When I was in first grade my father was stationed at Ft. Campbell, Kentucky and we lived in neighboring Clarksville, Tennessee. The family all talked about a tv show they really liked but my parents thought it might be too scary for me so I wasn’t allowed to watch. Eventually, though, they changed their minds and one Friday I was allowed to stay up and watch with the rest of the family. I remember the excitement and anticipation.
It was “Star Trek.” The first episode I saw was called “The Arena” and featured a reptilian race called the Gorn. Capt. Kirk and the Gorn captain are transported onto an uninhabited planet and told that only one can leave and the loser’s ship will be destroyed. Capt. Kirk wins by making a primitive projectile weapon. As he walks around the area of the fight he finds all the materials he would need. As I watched, captivated by the plot, I was sure that my older siblings and parents would have been smart enough to do just what Kirk did, and equally convinced that I would not. Clearly, I needed to pay close attention in school and read more books.
Even more fascinating was the tall, slender dark haired man in the blue shirt. His name was Spock. He quickly became my favorite character; he was surely the smartest guy on the ship. I wanted to be that smart and that probably provided additional incentive to study. As a teenager I had a large poster of Spock in my room. He was a role model and inspiration, at least as much as a fictional character can be.
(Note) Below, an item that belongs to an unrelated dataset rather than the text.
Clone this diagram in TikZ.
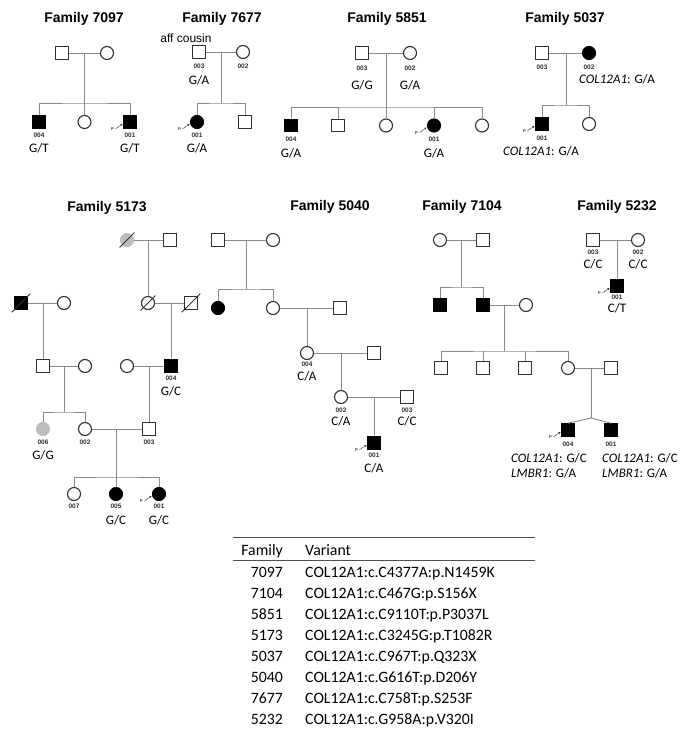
\documentclass[tikz,border=0pt]{standalone}
\usepackage{fontspec}
\setmainfont{Carlito}
\newfontfamily\arialf{Liberation Sans}
\usetikzlibrary{calc,arrows.meta}
\definecolor{connc}{HTML}{8A8A8A}
\definecolor{symb}{HTML}{303030}
\definecolor{grayfill}{HTML}{BDBDBD}
\tikzset{
  male/.style={rectangle,draw=symb,line width=1.1pt,minimum size=12.5pt,inner sep=0pt,fill=white},
  female/.style={circle,draw=symb,line width=1.1pt,minimum size=13pt,inner sep=0pt,fill=white},
  affected/.style={fill=black,draw=black},
  grayed/.style={fill=grayfill,draw=grayfill},
  rel/.style={draw=connc,line width=0.9pt},
  slash/.style={draw=symb,line width=0.9pt},
  ftitle/.style={font=\arialf\bfseries\fontsize{14}{16}\selectfont,inner sep=0pt},
  note/.style={font=\arialf\fontsize{12}{14}\selectfont,inner sep=0pt},
  idl/.style={font=\arialf\bfseries\fontsize{6.5}{7}\selectfont,text=symb,inner sep=0pt},
  geno/.style={font=\fontsize{13}{15}\selectfont,inner sep=0pt},
  tabt/.style={font=\fontsize{15.8}{18}\selectfont,inner sep=0pt},
  pletter/.style={font=\arialf\bfseries\fontsize{4}{4}\selectfont,inner sep=0pt,text=symb},
  parrow/.style={draw=symb,line width=0.6pt,dash pattern=on 1pt off 0.7pt,-{Stealth[length=2.5pt,width=2.2pt]}},
  rulel/.style={draw=symb!85,line width=1.1pt}
}
\newcommand\proband[1]{%
  \node[pletter] (#1P) at ($(#1)+(-17.5,7.5)$) {P};
  \draw[parrow] ($(#1)+(-14.5,7)$) -- ($(#1)+(-7.5,2)$);}
\newcommand\deceased[1]{%
  \draw[slash] ($(#1.south west)+(-2.5,2.5)$) -- ($(#1.north east)+(2.5,-2.5)$);}
\begin{document}
\begin{tikzpicture}[x=1pt,y=-1pt]
\useasboundingbox (0,0) rectangle (682,730);
\fill[white] (0,0) rectangle (682,730);

% ---------------- Family 7097
\node[ftitle] (t7097) at (84,19) {Family 7097};
\node[male] (a1) at (62,53) {};
\node[female] (a2) at (107,53) {};
\node[male,affected] (a3) at (39,122) {};
\node[female] (a4) at (84.5,122) {};
\node[male,affected] (a5) at (130,122) {};
\coordinate (am) at (84.5,53);
\coordinate (as) at (84.5,103);
\draw[rel] (a1) -- (a2);
\draw[rel] (am) -- (as);
\draw[rel] (a3.north) |- (as) -| (a5.north);
\draw[rel] (as) -- (a4.north);
\node[idl] (a3i) at (39,135) {004};
\node[idl] (a5i) at (130,135) {001};
\node[geno] (a3g) at (39,148) {G/T};
\node[geno] (a5g) at (130,148) {G/T};
\proband{a5}

% ---------------- Family 7677
\node[ftitle] (t7677) at (222,19) {Family 7677};
\node[note] (b0) at (186,38) {aff cousin};
\node[male] (b1) at (199,52) {};
\node[female] (b2) at (243,52) {};
\node[female,affected] (b3) at (197,122) {};
\node[male] (b4) at (245,122) {};
\coordinate (bm) at (221,52);
\coordinate (bs) at (221,103);
\draw[rel] (b1) -- (b2);
\draw[rel] (bm) -- (bs);
\draw[rel] (b3.north) |- (bs) -| (b4.north);
\node[idl] (b1i) at (199,66) {003};
\node[idl] (b2i) at (243,66) {002};
\node[geno] (b1g) at (199,80) {G/A};
\node[idl] (b3i) at (197,135) {001};
\node[geno] (b3g) at (197,148) {G/A};
\proband{b3}

% ---------------- Family 5851
\node[ftitle] (t5851) at (387,19) {Family 5851};
\node[male] (c1) at (362,53) {};
\node[female] (c2) at (410,53) {};
\node[male,affected] (c3) at (291,125.5) {};
\node[male] (c4) at (338,125.5) {};
\node[female] (c5) at (386,125.5) {};
\node[female,affected] (c6) at (434,125.5) {};
\node[female] (c7) at (482,125.5) {};
\coordinate (cm) at (386,53);
\coordinate (cs) at (386,107);
\draw[rel] (c1) -- (c2);
\draw[rel] (cm) -- (cs);
\draw[rel] (c3.north) |- (cs) -| (c7.north);
\draw[rel] (c4.north) -- (c4.north |- cs);
\draw[rel] (cs) -- (c5.north);
\draw[rel] (c6.north) -- (c6.north |- cs);
\node[idl] (c1i) at (362,68) {003};
\node[idl] (c2i) at (410,68) {002};
\node[geno] (c1g) at (362,85) {G/G};
\node[geno] (c2g) at (410,85) {G/A};
\node[idl] (c3i) at (291,139) {004};
\node[geno] (c3g) at (291,153) {G/A};
\node[idl] (c6i) at (434,139) {001};
\node[geno] (c6g) at (434,153) {G/A};
\proband{c6}

% ---------------- Family 5037
\node[ftitle] (t5037) at (565,19) {Family 5037};
\node[male] (d1) at (542,53) {};
\node[female,affected] (d2) at (589,53) {};
\node[male,affected] (d3) at (542,124) {};
\node[female] (d4) at (589,124) {};
\coordinate (dm) at (566,53);
\coordinate (ds) at (566,105);
\draw[rel] (d1) -- (d2);
\draw[rel] (dm) -- (ds);
\draw[rel] (d3.north) |- (ds) -| (d4.north);
\node[idl] (d1i) at (542,67) {003};
\node[idl] (d2i) at (589,67) {002};
\node[geno] (d2g) at (617,79) {\itshape COL12A1\upshape: G/A};
\node[idl] (d3i) at (542,138) {001};
\node[geno] (d3g) at (541,151) {\itshape COL12A1\upshape: G/A};
\proband{d3}

% ---------------- Family 5173
\node[ftitle] (t5173) at (107,208) {Family 5173};
\node[female,grayed] (e1) at (127,240) {};
\node[male] (e2) at (170,240) {};
\node[female] (e3) at (148,303) {};
\node[male] (e4) at (191,303) {};
\node[male,affected] (e5) at (171,366) {};
\node[male,affected] (e6) at (21,303) {};
\node[female] (e7) at (64,303) {};
\node[male] (e8) at (43,366) {};
\node[female] (e9) at (85,366) {};
\node[female,grayed] (e10) at (43,429) {};
\node[female] (e11) at (85,429) {};
\node[female] (e12) at (127,366) {};
\node[male] (e13) at (149,429) {};
\node[female] (e14) at (74,494) {};
\node[female,affected] (e15) at (116,494) {};
\node[female,affected] (e16) at (159,494) {};
\deceased{e1}
\deceased{e3}
\deceased{e4}
\deceased{e6}
\coordinate (e12m) at (148,240);
\coordinate (e34m) at (171,303);
\coordinate (e67m) at (43,303);
\coordinate (e89m) at (64,366);
\coordinate (e89s) at (64,412);
\coordinate (e125m) at (149,366);
\coordinate (e1113m) at (116,429);
\coordinate (e1113s) at (116,477);
\draw[rel] (e1) -- (e2);
\draw[rel] (e12m) -- (e3.north);
\draw[rel] (e3) -- (e4);
\draw[rel] (e34m) -- (e5.north);
\draw[rel] (e6) -- (e7);
\draw[rel] (e67m) -- (e8.north);
\draw[rel] (e8) -- (e9);
\draw[rel] (e89m) -- (e89s);
\draw[rel] (e10.north) |- (e89s) -| (e11.north);
\draw[rel] (e12) -- (e5);
\draw[rel] (e125m) -- (e13.north);
\draw[rel] (e11) -- (e13);
\draw[rel] (e1113m) -- (e1113s);
\draw[rel] (e14.north) |- (e1113s) -| (e16.north);
\draw[rel] (e1113s) -- (e15.north);
\node[idl] (e5i) at (171,378) {004};
\node[geno] (e5g) at (171,391) {G/C};
\node[idl] (e10i) at (43,442) {006};
\node[geno] (e10g) at (43,455) {G/G};
\node[idl] (e11i) at (85,442) {002};
\node[idl] (e13i) at (149,442) {003};
\node[idl] (e14i) at (74,506) {007};
\node[idl] (e15i) at (116,506) {005};
\node[idl] (e16i) at (159,506) {001};
\node[geno] (e15g) at (116,520) {G/C};
\node[geno] (e16g) at (159,520) {G/C};
\proband{e16}

% ---------------- Family 5040
\node[ftitle] (t5040) at (330,207) {Family 5040};
\node[male] (f1) at (218,240) {};
\node[female] (f2) at (273,240) {};
\node[female,affected] (f3) at (218,308) {};
\node[female] (f4) at (273,308) {};
\node[male] (f5) at (340,308) {};
\node[female] (f6) at (307,353) {};
\node[male] (f7) at (374,353) {};
\node[female] (f8) at (341,397) {};
\node[male] (f9) at (407,397) {};
\node[male,affected] (f10) at (374,443) {};
\coordinate (fm) at (246,240);
\coordinate (fs) at (246,289);
\coordinate (f45m) at (307,308);
\coordinate (f67m) at (341,353);
\coordinate (f89m) at (374,397);
\draw[rel] (f1) -- (f2);
\draw[rel] (fm) -- (fs);
\draw[rel] (f3.north) |- (fs) -| (f4.north);
\draw[rel] (f4) -- (f5);
\draw[rel] (f45m) -- (f6.north);
\draw[rel] (f6) -- (f7);
\draw[rel] (f67m) -- (f8.north);
\draw[rel] (f8) -- (f9);
\draw[rel] (f89m) -- (f10.north);
\node[idl] (f6i) at (307,364) {004};
\node[geno] (f6g) at (307,376) {C/A};
\node[idl] (f8i) at (341,410) {002};
\node[geno] (f8g) at (341,421) {C/A};
\node[idl] (f9i) at (407,410) {003};
\node[geno] (f9g) at (407,421) {C/C};
\node[idl] (f10i) at (374,455) {001};
\node[geno] (f10g) at (374,468) {C/A};
\proband{f10}

% ---------------- Family 7104
\node[ftitle] (t7104) at (462,207) {Family 7104};
\node[female] (g1) at (440,240) {};
\node[male] (g2) at (483,240) {};
\node[male,affected] (g3) at (440,305) {};
\node[male,affected] (g4) at (483,305) {};
\node[female] (g5) at (526,305) {};
\node[male] (g6) at (441,368) {};
\node[male] (g7) at (483,368) {};
\node[male] (g8) at (525,368) {};
\node[female] (g9) at (568,368) {};
\node[male] (g10) at (611,368) {};
\node[male,affected] (g11) at (568,430) {};
\node[male,affected] (g12) at (611,430) {};
\coordinate (gm) at (461.5,240);
\coordinate (gs) at (461.5,287);
\coordinate (g45m) at (504,305);
\coordinate (g45s) at (504,351);
\coordinate (g910m) at (591,368);
\coordinate (gapex) at (591,418);
\draw[rel] (g1) -- (g2);
\draw[rel] (gm) -- (gs);
\draw[rel] (g3.north) |- (gs) -| (g4.north);
\draw[rel] (g4) -- (g5);
\draw[rel] (g45m) -- (g45s);
\draw[rel] (g6.north) |- (g45s) -| (g9.north);
\draw[rel] (g7.north) -- (g7.north |- g45s);
\draw[rel] (g8.north) -- (g8.north |- g45s);
\draw[rel] (g9) -- (g10);
\draw[rel] (g910m) -- (gapex);
\draw[rel] (gapex) -- (g11.north);
\draw[rel] (gapex) -- (g12.north);
\node[idl] (g11i) at (568,444) {004};
\node[idl] (g12i) at (611,444) {001};
\node[geno,anchor=west] (g11a) at (511,458) {\itshape COL12A1\upshape: G/C};
\node[geno,anchor=west] (g11b) at (511,473) {\itshape LMBR1\upshape: G/A};
\node[geno,anchor=west] (g12a) at (602,458) {\itshape COL12A1\upshape: G/C};
\node[geno,anchor=west] (g12b) at (602,473) {\itshape LMBR1\upshape: G/A};
\proband{g11}

% ---------------- Family 5232
\node[ftitle] (t5232) at (617,207) {Family 5232};
\node[male] (h1) at (593,240) {};
\node[female] (h2) at (638,240) {};
\node[male,affected] (h3) at (617,286) {};
\coordinate (hm) at (617,240);
\draw[rel] (h1) -- (h2);
\draw[rel] (hm) -- (h3.north);
\node[idl] (h1i) at (593,252) {003};
\node[idl] (h2i) at (638,252) {002};
\node[geno] (h1g) at (593,264) {C/C};
\node[geno] (h2g) at (638,264) {C/C};
\node[idl] (h3i) at (617,297) {001};
\node[geno] (h3g) at (617,308) {C/T};
\proband{h3}

% ---------------- Table
\draw[rulel] (233,537.5) -- (535,537.5);
\draw[rulel] (233,560.5) -- (535,560.5);
\node[tabt,anchor=base east] (th1) at (283,555.5) {Family};
\node[tabt,anchor=base west] (th2) at (305,555.5) {Variant};
\foreach \fam/\var [count=\i] in {
  7097/{COL12A1:c.C4377A:p.N1459K},
  7104/{COL12A1:c.C467G:p.S156X},
  5851/{COL12A1:c.C9110T:p.P3037L},
  5173/{COL12A1:c.C3245G:p.T1082R},
  5037/{COL12A1:c.C967T:p.Q323X},
  5040/{COL12A1:c.G616T:p.D206Y},
  7677/{COL12A1:c.C758T:p.S253F},
  5232/{COL12A1:c.G958A:p.V320I}} {
  \node[tabt,anchor=base east] (ra\i) at (283,{556+21.0*\i}) {\fam};
  \node[tabt,anchor=base west] (rb\i) at (305,{556+21.0*\i}) {\var};
}
\end{tikzpicture}
\end{document}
As an adult I read both of Leonard Nimoy’s autobiographies to learn more about the man who fleshed out the character. I read the autobiographies of other cast members from the original Star Trek series and one thing that stuck with me are the positive things they had to say about Nimoy. He stood up for the supporting actors / actresses in salary and other disputes. I have remembered that and tried to emulate it.
Leonard Nimoy died today. Mine was one of the millions of lives he touched. My sympathies are with his family.